[Stored entries]
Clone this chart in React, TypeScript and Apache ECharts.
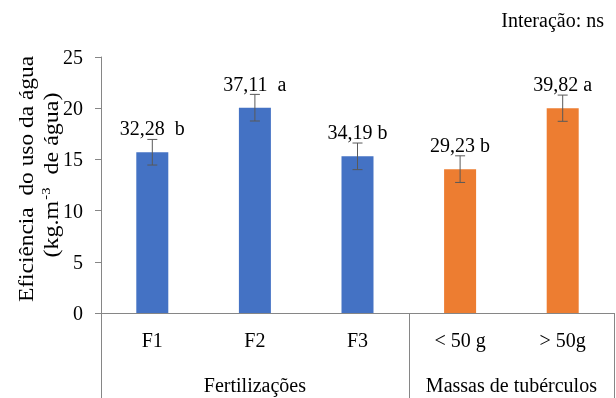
import React, { useEffect, useRef } from "react";
import * as echarts from "echarts";

const categories = ["F1", "F2", "F3", "< 50 g", "> 50g"];
const means = [15.7, 20.05, 15.3, 14.05, 20.0];
const errors = [1.25, 1.3, 1.3, 1.3, 1.28];
const labelTexts = ["32,28  b", "37,11  a", "34,19 b", "29,23 b", "39,82 a"];
const groupOf = [0, 0, 0, 1, 1];
const groupNames = ["Fertilizações", "Massas de tubérculos"];
const yTicks = [0, 5, 10, 15, 20, 25];
const yTitleLine1 = "Eficiência  do uso da água";
const yTitleLine2 = ["(kg.m", "-3", "  de água)"];
const noteText = "Interação: ns";

const groupColors = ["#4472C4", "#ED7D31"];
const FONT = "'Liberation Serif', 'Times New Roman', serif";
const AXIS = "#868686";

export default function App() {
  const ref = useRef<HTMLDivElement>(null);
  useEffect(() => {
    if (!ref.current) return;
    const chart = echarts.init(ref.current, null, { renderer: "svg" });
    const option: any = {
      animation: false,
      textStyle: { fontFamily: FONT, color: "#000" },
      title: {
        text: noteText,
        right: 7,
        top: 5,
        textStyle: { fontFamily: FONT, fontSize: 20, fontWeight: "normal", color: "#000" },
      },
      grid: { left: 101, right: 2, top: 57, bottom: 85 },
      xAxis: {
        type: "category",
        data: categories,
        axisLine: { show: true, lineStyle: { color: AXIS, width: 1 } },
        axisTick: { show: false },
        axisLabel: { fontFamily: FONT, fontSize: 20, color: "#000", margin: 17 },
      },
      yAxis: {
        type: "value",
        min: yTicks[0],
        max: yTicks[yTicks.length - 1],
        interval: yTicks[1] - yTicks[0],
        splitLine: { show: false },
        axisLine: { show: true, lineStyle: { color: AXIS, width: 1 } },
        axisTick: { show: true, length: 6, lineStyle: { color: AXIS } },
        axisLabel: { fontFamily: FONT, fontSize: 20, color: "#000", margin: 18 },
      },
      series: [
        {
          type: "bar",
          barWidth: 32,
          data: means.map((v, i) => ({
            value: v,
            itemStyle: { color: groupColors[groupOf[i]] },
          })),
          label: {
            show: true,
            position: "top",
            distance: 14,
            fontFamily: FONT,
            fontSize: 20,
            color: "#000",
            formatter: (p: any) => labelTexts[p.dataIndex],
          },
          z: 2,
        },
        {
          type: "custom",
          z: 3,
          data: means.map((m, i) => [i, m - errors[i], m + errors[i]]),
          renderItem: (params: any, api: any) => {
            const x = api.value(0);
            const lo = api.coord([x, api.value(1)]);
            const hi = api.coord([x, api.value(2)]);
            const h = 5;
            const st = { stroke: "#595959", lineWidth: 1 };
            return {
              type: "group",
              children: [
                { type: "line", shape: { x1: hi[0], y1: hi[1], x2: lo[0], y2: lo[1] }, style: st },
                { type: "line", shape: { x1: hi[0] - h, y1: hi[1], x2: hi[0] + h, y2: hi[1] }, style: st },
                { type: "line", shape: { x1: lo[0] - h, y1: lo[1], x2: lo[0] + h, y2: lo[1] }, style: st },
              ],
            };
          },
        },
      ],
    };
    chart.setOption(option);

    const px = (i: number) => chart.convertToPixel({ xAxisIndex: 0 }, i) as number;
    const y0 = chart.convertToPixel({ yAxisIndex: 0 }, 0) as number;
    const band = px(1) - px(0);
    const bottomY = 400;
    const boundaries: number[] = [px(0) - band / 2];
    for (let i = 1; i < categories.length; i++) {
      if (groupOf[i] !== groupOf[i - 1]) boundaries.push((px(i - 1) + px(i)) / 2);
    }
    boundaries.push(px(categories.length - 1) + band / 2);

    const graphics: any[] = boundaries.map((bx) => ({
      type: "line",
      shape: { x1: Math.round(bx) + 0.5, y1: y0, x2: Math.round(bx) + 0.5, y2: bottomY },
      style: { stroke: AXIS, lineWidth: 1 },
    }));
    groupNames.forEach((name, g) => {
      const idx = groupOf.map((gg, i) => (gg === g ? i : -1)).filter((i) => i >= 0);
      const cx = (px(idx[0]) + px(idx[idx.length - 1])) / 2;
      graphics.push({
        type: "text",
        x: cx,
        y: 385,
        style: {
          text: name,
          fontFamily: FONT,
          fontSize: 20,
          fill: "#000",
          textAlign: "center",
          textVerticalAlign: "middle",
        },
      });
    });
    // y-axis title (two rotated lines, stretched along their length like the reference)
    graphics.push({
      type: "text",
      x: 27,
      y: 179,
      rotation: Math.PI / 2,
      scaleX: 1.17,
      style: {
        text: yTitleLine1,
        fontFamily: FONT,
        fontSize: 20,
        fill: "#000",
        textAlign: "center",
        textVerticalAlign: "middle",
      },
    });
    graphics.push({
      type: "text",
      x: 51,
      y: 175,
      rotation: Math.PI / 2,
      scaleX: 1.2,
      style: {
        text: `{a|${yTitleLine2[0]}}{s|${yTitleLine2[1]}}{a|${yTitleLine2[2]}}`,
        fontFamily: FONT,
        fontSize: 20,
        fill: "#000",
        textAlign: "center",
        textVerticalAlign: "middle",
        rich: {
          a: { fontFamily: FONT, fontSize: 20, fill: "#000", lineHeight: 22 },
          s: { fontFamily: FONT, fontSize: 12, fill: "#000", lineHeight: 22, padding: [0, 1, 10, 1] },
        },
      },
    });
    chart.setOption({ graphic: graphics });

    return () => chart.dispose();
  }, []);
  return <div ref={ref} style={{ width: 616, height: 398, position: "fixed", left: 0, top: 0 }} />;
}
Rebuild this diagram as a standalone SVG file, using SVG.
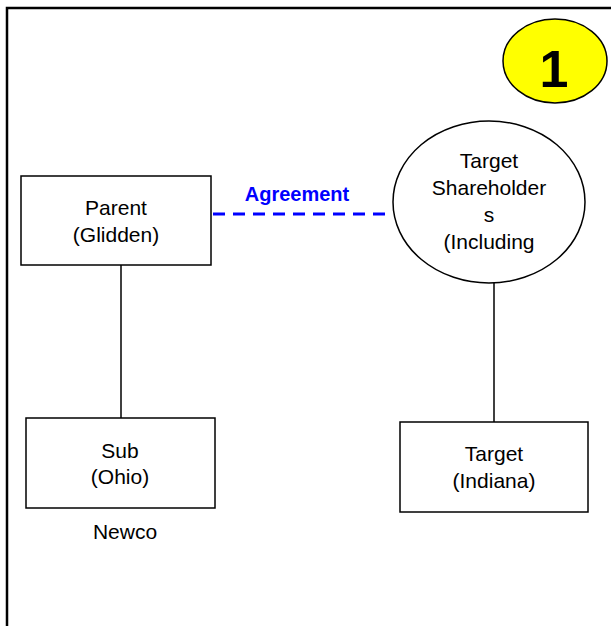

• SET PROBLEM: Write out the whole listing exactly, and drop the pictures.

• WORKED SOLUTION:
Clone this chart in React, TypeScript and Apache ECharts.
import React, { useEffect, useRef } from "react";
import * as echarts from "echarts";

const categories = ["F1", "F2", "F3", "< 50 g", "> 50g"];
const means = [15.7, 20.05, 15.3, 14.05, 20.0];
const errors = [1.25, 1.3, 1.3, 1.3, 1.28];
const labelTexts = ["32,28  b", "37,11  a", "34,19 b", "29,23 b", "39,82 a"];
const groupOf = [0, 0, 0, 1, 1];
const groupNames = ["Fertilizações", "Massas de tubérculos"];
const yTicks = [0, 5, 10, 15, 20, 25];
const yTitleLine1 = "Eficiência  do uso da água";
const yTitleLine2 = ["(kg.m", "-3", "  de água)"];
const noteText = "Interação: ns";

const groupColors = ["#4472C4", "#ED7D31"];
const FONT = "'Liberation Serif', 'Times New Roman', serif";
const AXIS = "#868686";

export default function App() {
  const ref = useRef<HTMLDivElement>(null);
  useEffect(() => {
    if (!ref.current) return;
    const chart = echarts.init(ref.current, null, { renderer: "svg" });
    const option: any = {
      animation: false,
      textStyle: { fontFamily: FONT, color: "#000" },
      title: {
        text: noteText,
        right: 7,
        top: 5,
        textStyle: { fontFamily: FONT, fontSize: 20, fontWeight: "normal", color: "#000" },
      },
      grid: { left: 101, right: 2, top: 57, bottom: 85 },
      xAxis: {
        type: "category",
        data: categories,
        axisLine: { show: true, lineStyle: { color: AXIS, width: 1 } },
        axisTick: { show: false },
        axisLabel: { fontFamily: FONT, fontSize: 20, color: "#000", margin: 17 },
      },
      yAxis: {
        type: "value",
        min: yTicks[0],
        max: yTicks[yTicks.length - 1],
        interval: yTicks[1] - yTicks[0],
        splitLine: { show: false },
        axisLine: { show: true, lineStyle: { color: AXIS, width: 1 } },
        axisTick: { show: true, length: 6, lineStyle: { color: AXIS } },
        axisLabel: { fontFamily: FONT, fontSize: 20, color: "#000", margin: 18 },
      },
      series: [
        {
          type: "bar",
          barWidth: 32,
          data: means.map((v, i) => ({
            value: v,
            itemStyle: { color: groupColors[groupOf[i]] },
          })),
          label: {
            show: true,
            position: "top",
            distance: 14,
            fontFamily: FONT,
            fontSize: 20,
            color: "#000",
            formatter: (p: any) => labelTexts[p.dataIndex],
          },
          z: 2,
        },
        {
          type: "custom",
          z: 3,
          data: means.map((m, i) => [i, m - errors[i], m + errors[i]]),
          renderItem: (params: any, api: any) => {
            const x = api.value(0);
            const lo = api.coord([x, api.value(1)]);
            const hi = api.coord([x, api.value(2)]);
            const h = 5;
            const st = { stroke: "#595959", lineWidth: 1 };
            return {
              type: "group",
              children: [
                { type: "line", shape: { x1: hi[0], y1: hi[1], x2: lo[0], y2: lo[1] }, style: st },
                { type: "line", shape: { x1: hi[0] - h, y1: hi[1], x2: hi[0] + h, y2: hi[1] }, style: st },
                { type: "line", shape: { x1: lo[0] - h, y1: lo[1], x2: lo[0] + h, y2: lo[1] }, style: st },
              ],
            };
          },
        },
      ],
    };
    chart.setOption(option);

    const px = (i: number) => chart.convertToPixel({ xAxisIndex: 0 }, i) as number;
    const y0 = chart.convertToPixel({ yAxisIndex: 0 }, 0) as number;
    const band = px(1) - px(0);
    const bottomY = 400;
    const boundaries: number[] = [px(0) - band / 2];
    for (let i = 1; i < categories.length; i++) {
      if (groupOf[i] !== groupOf[i - 1]) boundaries.push((px(i - 1) + px(i)) / 2);
    }
    boundaries.push(px(categories.length - 1) + band / 2);

    const graphics: any[] = boundaries.map((bx) => ({
      type: "line",
      shape: { x1: Math.round(bx) + 0.5, y1: y0, x2: Math.round(bx) + 0.5, y2: bottomY },
      style: { stroke: AXIS, lineWidth: 1 },
    }));
    groupNames.forEach((name, g) => {
      const idx = groupOf.map((gg, i) => (gg === g ? i : -1)).filter((i) => i >= 0);
      const cx = (px(idx[0]) + px(idx[idx.length - 1])) / 2;
      graphics.push({
        type: "text",
        x: cx,
        y: 385,
        style: {
          text: name,
          fontFamily: FONT,
          fontSize: 20,
          fill: "#000",
          textAlign: "center",
          textVerticalAlign: "middle",
        },
      });
    });
    // y-axis title (two rotated lines, stretched along their length like the reference)
    graphics.push({
      type: "text",
      x: 27,
      y: 179,
      rotation: Math.PI / 2,
      scaleX: 1.17,
      style: {
        text: yTitleLine1,
        fontFamily: FONT,
        fontSize: 20,
        fill: "#000",
        textAlign: "center",
        textVerticalAlign: "middle",
      },
    });
    graphics.push({
      type: "text",
      x: 51,
      y: 175,
      rotation: Math.PI / 2,
      scaleX: 1.2,
      style: {
        text: `{a|${yTitleLine2[0]}}{s|${yTitleLine2[1]}}{a|${yTitleLine2[2]}}`,
        fontFamily: FONT,
        fontSize: 20,
        fill: "#000",
        textAlign: "center",
        textVerticalAlign: "middle",
        rich: {
          a: { fontFamily: FONT, fontSize: 20, fill: "#000", lineHeight: 22 },
          s: { fontFamily: FONT, fontSize: 12, fill: "#000", lineHeight: 22, padding: [0, 1, 10, 1] },
        },
      },
    });
    chart.setOption({ graphic: graphics });

    return () => chart.dispose();
  }, []);
  return <div ref={ref} style={{ width: 616, height: 398, position: "fixed", left: 0, top: 0 }} />;
}
Rebuild this diagram as a standalone SVG file, using SVG.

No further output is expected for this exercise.